As the brutal price war among China’s artificial intelligence titans reaches a fever pitch, Xiaomi has shifted the conversation from marketing maneuvers to technical substance. On May 30, the smartphone-to-EV giant publicly disclosed the full-stack optimization details of its MiMo-V2.5 model inference system. This technical revelation provides the blueprint for how the company managed to slash API prices by as much as 99% earlier this week, effectively challenging the unit economics of the entire industry.
At the heart of Xiaomi’s strategy is a composite architecture that integrates Hybrid Sliding Window Attention (SWA), Mixture of Experts (MoE), and multimodal capabilities. By systematically reconstructing the entire inference stack—from KVCache management and hierarchical caching to scheduling strategies—Xiaomi’s engineering team has addressed the primary bottleneck of large language models: the massive memory and compute overhead required for long-sequence processing.

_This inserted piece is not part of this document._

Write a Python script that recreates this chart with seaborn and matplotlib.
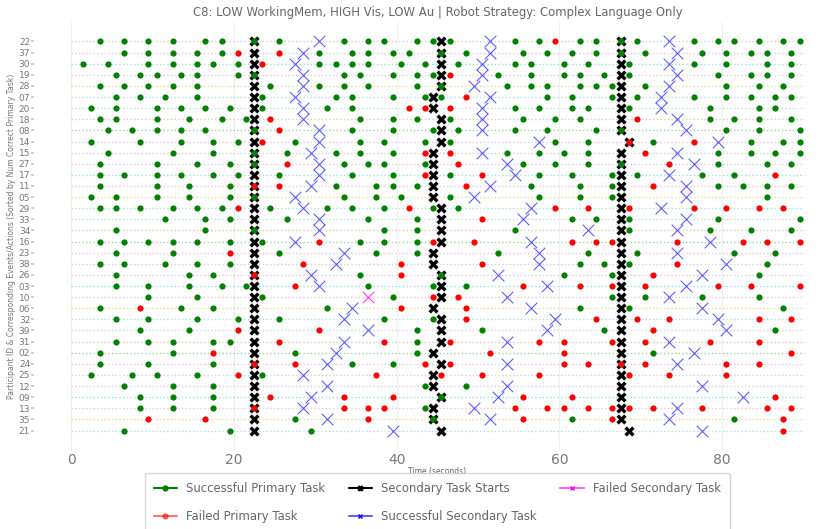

These optimizations have reportedly compressed KVCache storage to approximately one-seventh of that required by comparable industry solutions.
This dramatic reduction in memory footprint serves as the technical foundation for the permanent price cuts announced on May 27. Unlike competitors who may be subsidizing costs to gain market share, Xiaomi is positioning its MiMo-V2.5 series as a product of structural efficiency. By lowering the inference cost specifically for long-context scenarios, the company is targeting enterprise developers who previously found high-token-count applications prohibitively expensive.
The disclosure signals a new phase in the Chinese AI landscape, where the 'race to the bottom' on pricing is being justified by aggressive architectural innovation. As Xiaomi integrates these AI capabilities across its vast ecosystem of 'Human x Car x Home,' the ability to run high-performance models at a fraction of the previous cost becomes a critical competitive advantage, forcing rivals to either match these technical efficiencies or bleed cash to remain relevant.